Oral History Interpretation and Documentation Program in Tanzania – Pure ‘Happiness'
My name is Courtney Bolivar and I am just finishing my second year of Screen Arts. On April 27th, we travelled to Tanzania to conducting interviews and research the cultural traditions while learning about the values of oral history and storytelling. These interviews can be archived and saved for future generations to learn from. Its a way of preserving cultures that could be disappearing. This project is amazing because we get to work with the Tanzanian students and even they have the opportunity to learn about their own culture. We get to learn together and from each other — which is one of the greatest experiences I have ever had.
Arusha has been amazing and I don’t think there is one word to fully express my experience there. We had the opportunity to experience a few different cultural tours. We began our interviews and documentation here and it was a great feeling to start getting footage of the interviews, of the Tanzanian students and even of us as we were at work all day. I learned a few very important aspects of the process of documentation and interviewing. Teamwork is important and communication becomes a necessity with this. The three of us, myself, Erica and Carter were able to work very well together and communicate any problems that we had and we worked every issue out together.
Choosing an interview location on the fly has never been easy to me and this is something that we worked on. I dealt with issues during a few of the interviews that I was the camera operator for. Over exposure from the sun moving, movement in the background, or animals in the area that create noise are just a few of the things that cannot be controlled in these situations. I’ve come to realize that issues like this are what makes up the atmosphere of the interview itself and can sometimes really assist to making the interview even better, for example, building a natural soundscape with any animals in the background.

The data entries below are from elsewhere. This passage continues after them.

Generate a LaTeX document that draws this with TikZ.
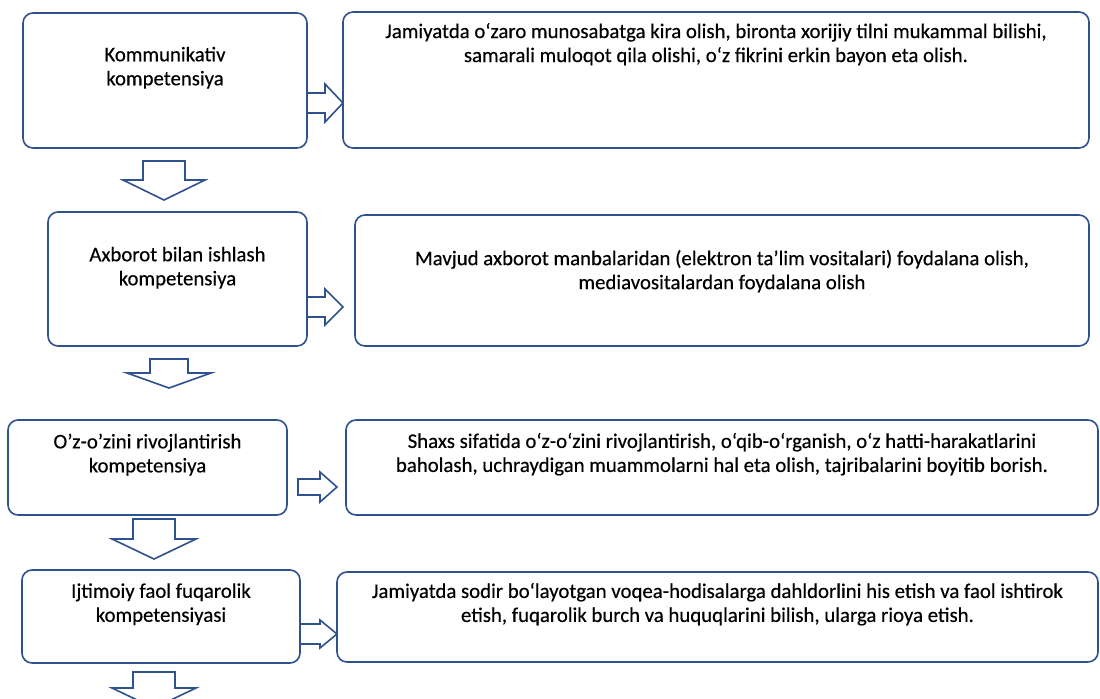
\documentclass[tikz,border=0pt]{standalone}
\usepackage{fontspec}
\setmainfont{Carlito}
\newfontfamily\boxfont{Carlito}[FakeBold=0.35]
\usetikzlibrary{positioning}
\definecolor{FrameBlue}{RGB}{47,82,143}
\tikzset{
	box/.style={draw=FrameBlue, line width=0.8pt, rounded corners=5pt, inner sep=0pt},
	txt/.style={align=center, font=\boxfont\fontsize{10.4}{12}\selectfont, inner sep=0pt},
	blockarr/.style={draw=FrameBlue, line width=0.8pt, fill=white, line join=miter}
}
% down block arrow: centre x, top, neck, tip, shaft half width, head half width
\newcommand\downarr[6]{%
	\draw[blockarr] (#1-#5,#2) -- (#1+#5,#2) -- (#1+#5,#3) -- (#1+#6,#3) -- (#1,#4)
		-- (#1-#6,#3) -- (#1-#5,#3) -- cycle;}
% right block arrow: start x, neck, tip, centre y, shaft half height, head half height
\newcommand\rightarr[6]{%
	\draw[blockarr] (#1,#4-#5) -- (#2,#4-#5) -- (#2,#4-#6) -- (#3,#4) -- (#2,#4+#6)
		-- (#2,#4+#5) -- (#1,#4+#5) -- cycle;}

\begin{document}
\begin{tikzpicture}[x=0.5pt, y=-0.5pt]
	\useasboundingbox[fill=white] (0,0) rectangle (1100,698);
	\clip (0,0) rectangle (1100,698);

	% left column
	\node[box, minimum width=142pt, minimum height=67.5pt] (kom) at (165,80.5) {};
	\node[txt] (komtxt) at ([yshift=-27.75pt]kom.north) {Kommunikativ\\kompetensiya};
	\node[box, minimum width=129.5pt, minimum height=67pt] (axb) at (177.5,279) {};
	\node[txt] (axbtxt) at ([yshift=-28.25pt]axb.north) {Axborot bilan ishlash\\kompetensiya};
	\node[box, minimum width=139.5pt, minimum height=47.5pt] (rivoj) at (147.5,467.5) {};
	\node[txt] (rivojtxt) at ([yshift=-17.75pt]rivoj.north) {O’z-o’zini rivojlantirish\\kompetensiya};
	\node[box, minimum width=139pt, minimum height=46.5pt] (fuq) at (161,616.5) {};
	\node[txt] (fuqtxt) at ([yshift=-17.5pt]fuq.north) {Ijtimoiy faol fuqarolik\\kompetensiyasi};

	% right column
	\node[box, minimum width=373pt, minimum height=68pt] (komd) at (716,80) {};
	\node[txt] (komdtxt) at ([yshift=-16.5pt]komd.north)
		{Jamiyatda o‘zaro munosabatga kira olish, bironta xorijiy tilni mukammal bilishi,\\
		samarali muloqot qila olishi, o‘z fikrini erkin bayon eta olish.};
	\node[box, minimum width=367pt, minimum height=65.5pt] (axbd) at (722,280.5) {};
	\node[txt] (axbdtxt) at ([yshift=-28.5pt]axbd.north)
		{Mavjud axborot manbalaridan (elektron ta’lim vositalari) foydalana olish,\\
		mediavositalardan foydalana olish};
	\node[box, minimum width=376pt, minimum height=47.5pt] (rivojd) at (722,467.5) {};
	\node[txt] (rivojdtxt) at ([yshift=-17.5pt]rivojd.north)
		{Shaxs sifatida o‘z-o‘zini rivojlantirish, o‘qib-o‘rganish, o‘z hatti-harakatlarini\\
		baholash, uchraydigan muammolarni hal eta olish, tajribalarini boyitib borish.};
	\node[box, minimum width=380.5pt, minimum height=45pt] (fuqd) at (717.5,617) {};
	\node[txt] (fuqdtxt) at ([yshift=-16.5pt]fuqd.north)
		{Jamiyatda sodir bo‘layotgan voqea-hodisalarga dahldorlini his etish va faol ishtirok\\
		etish, fuqarolik burch va huquqlarini bilish, ularga rioya etish.};

	% block arrows
	\downarr{164}{161}{180}{200}{21}{41}
	\downarr{169}{359}{373}{388}{19}{42}
	\downarr{154}{519}{539}{559}{21}{42}
	\downarr{154}{672}{688}{708}{21}{42}
	\rightarr{307}{325}{343}{103}{10}{19}
	\rightarr{307}{325}{343}{307}{10}{18}
	\rightarr{298}{320}{337}{487}{8}{15}
	\rightarr{300}{320}{337}{634}{10}{14}
\end{tikzpicture}
\end{document}
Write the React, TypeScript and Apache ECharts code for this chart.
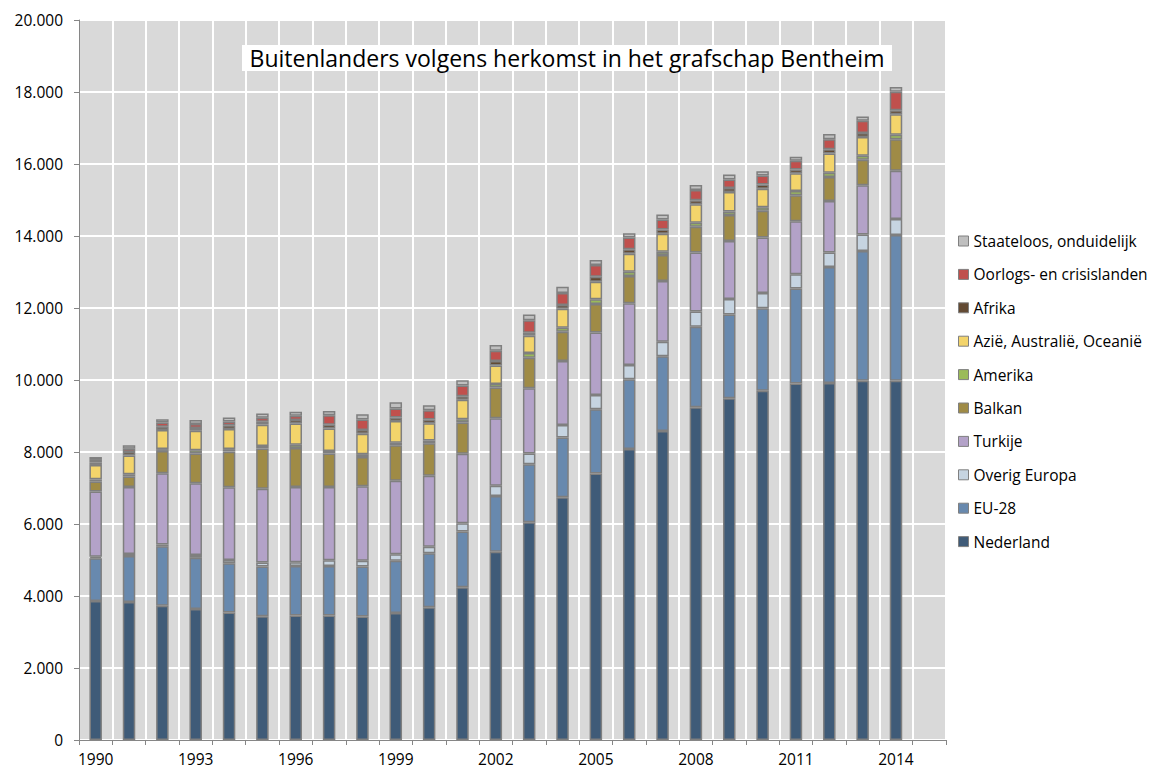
import React, { useEffect, useRef } from "react";
import * as echarts from "echarts";

const years = ["1990","1991","1992","1993","1994","1995","1996","1997","1998","1999","2000","2001","2002","2003","2004","2005","2006","2007","2008","2009","2010","2011","2012","2013","2014","2015"];

const nederland = [3860, 3830, 3730, 3640, 3540, 3440, 3460, 3460, 3430, 3530, 3690, 4240, 5230, 6050, 6740, 7400, 8080, 8580, 9240, 9490, 9700, 9900, 9920, 9980, 9980];
const eu28 = [1190, 1280, 1650, 1420, 1370, 1380, 1370, 1370, 1390, 1450, 1500, 1550, 1550, 1610, 1660, 1790, 1940, 2080, 2240, 2330, 2290, 2640, 3220, 3600, 4050];
const overigEuropa = [40, 60, 50, 80, 90, 110, 110, 160, 160, 180, 180, 230, 280, 300, 350, 390, 400, 400, 420, 430, 430, 400, 400, 460, 440];
const turkije = [1810, 1860, 1980, 1990, 2020, 2050, 2090, 2040, 2070, 2040, 1970, 1930, 1880, 1810, 1780, 1740, 1710, 1690, 1640, 1610, 1540, 1470, 1430, 1370, 1340];
const balkan = [280, 290, 620, 830, 990, 1120, 1080, 930, 810, 990, 900, 870, 850, 850, 810, 790, 760, 720, 720, 720, 740, 720, 670, 710, 880];
const amerika = [60, 60, 50, 90, 70, 70, 90, 70, 80, 70, 80, 90, 100, 130, 110, 130, 120, 90, 110, 100, 100, 120, 120, 110, 120];
const azie = [400, 520, 530, 540, 560, 590, 590, 620, 570, 600, 480, 540, 510, 480, 530, 490, 500, 500, 510, 540, 510, 490, 530, 520, 570];
const afrika = [70, 100, 90, 80, 100, 80, 100, 110, 100, 100, 100, 100, 130, 80, 100, 140, 120, 120, 110, 110, 120, 110, 120, 110, 110];
const oorlogs = [70, 90, 120, 110, 110, 110, 120, 260, 290, 250, 260, 300, 280, 350, 340, 325, 325, 280, 290, 240, 250, 240, 280, 340, 520];
const staateloos = [80, 100, 90, 110, 110, 120, 110, 120, 150, 170, 140, 140, 160, 160, 170, 140, 120, 140, 140, 140, 120, 110, 140, 120, 130];

const seriesNames = ["Nederland", "EU-28", "Overig Europa", "Turkije", "Balkan", "Amerika", "Azië, Australië, Oceanië", "Afrika", "Oorlogs- en crisislanden", "Staateloos, onduidelijk"];
const seriesData = [nederland, eu28, overigEuropa, turkije, balkan, amerika, azie, afrika, oorlogs, staateloos];
const seriesColors = ["#3f5b78", "#6889ae", "#c6d4e1", "#b3a2c8", "#9f8b46", "#9bbb59", "#f3d46b", "#634a33", "#c0504d", "#bfbfbf"];

const titleText = "Buitenlanders volgens herkomst in het grafschap Bentheim";
const FONT = "Open Sans";

export default function App() {
  const ref = useRef<HTMLDivElement>(null);
  useEffect(() => {
    document.body.style.margin = "0";
    if (!ref.current) return;
    const chart = echarts.init(ref.current, null, { renderer: "svg" });
    const option = {
      animation: false,
      backgroundColor: "#ffffff",
      grid: { left: 79, right: 223, top: 20, bottom: 32, show: true, backgroundColor: "#d9d9d9", borderWidth: 0 },
      xAxis: {
        type: "category",
        data: years,
        boundaryGap: true,
        axisLine: { lineStyle: { color: "#868686", width: 1 } },
        axisTick: { show: true, interval: 0, length: 5, lineStyle: { color: "#868686" } },
        axisLabel: { interval: 2, color: "#000", fontFamily: FONT, fontSize: 15.5, margin: 11 },
        splitLine: { show: true, interval: 0, lineStyle: { color: "#ffffff", width: 2 } },
      },
      yAxis: {
        type: "value",
        min: 0,
        max: 20000,
        interval: 2000,
        axisLine: { show: true, lineStyle: { color: "#868686", width: 1 } },
        axisTick: { show: true, length: 5, lineStyle: { color: "#868686" } },
        axisLabel: {
          color: "#000",
          fontFamily: FONT,
          fontSize: 15.5,
          margin: 16,
          formatter: (v: number) => String(v).replace(/\B(?=(\d{3})+(?!\d))/g, "."),
        },
        splitLine: { show: true, lineStyle: { color: "#ffffff", width: 2 } },
      },
      legend: {
        orient: "vertical",
        left: 953,
        top: 228,
        itemWidth: 10,
        itemHeight: 10,
        itemGap: 17.4,
        icon: "rect",
        itemStyle: { borderColor: "#808080", borderWidth: 1 },
        textStyle: { fontFamily: FONT, fontSize: 15.5, color: "#000", lineHeight: 16 },
        data: seriesNames.slice().reverse(),
      },
      graphic: [
        {
          type: "rect",
          shape: { x: 242, y: 45, width: 650, height: 26 },
          style: { fill: "#ffffff" },
          z: 100,
        },
        {
          type: "text",
          x: 567,
          y: 58,
          z: 101,
          style: { text: titleText, fill: "#000", fontFamily: FONT, fontSize: 23, align: "center", verticalAlign: "middle" },
        },
      ],
      series: seriesNames.map((name, i) => ({
        name,
        type: "bar",
        stack: "total",
        barWidth: 12.5,
        data: seriesData[i],
        itemStyle: { color: seriesColors[i], borderColor: "#7f7f7f", borderWidth: 1.5 },
        emphasis: { disabled: true },
      })),
    };
    chart.setOption(option as any);
    return () => chart.dispose();
  }, []);
  return <div ref={ref} style={{ width: 1169, height: 772 }} />;
}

In Arusha we took part in something that I never would have imagined myself doing. The Tanzanian students taught us three different traditional African dances, one of them specifically was a Maasai dance. We practiced with them every night and performed for the faculty at a cultural open house before we left Arusha. The students dressed us up in traditional fabrics and did makeup for us. It was a very special cultural experience for myself. I loved every second of it.
Spending time in Tanzania has shaped a lot of the way that I see the world. I’ve learned a lot about the importance of culture and preserving traditions of this country through conducting these interviews and finding the connections within each. It has always felt cheesy to say that a trip to Africa has changed my life; but travelling has allowed me to learn more about myself and how I express myself in situations and places that I am not familiar with.
Africa is the farthest that I have travelled away from home and I find that the greatest things I do in life are the things that I fear. Overall, this experience has shaped a better form of who I stand to be today. I have gained important connections with other individuals in Tanzania and these relationships are something I hold of strong value. I am a little bit more confident in my knowledge of this part of the world as well as my ability to setup and conduct interviews. This trip has positively influenced myself professional and personally. I have absolutely loved participating in the 2017 Oral History Interpretation and Documentation program in Tanzania.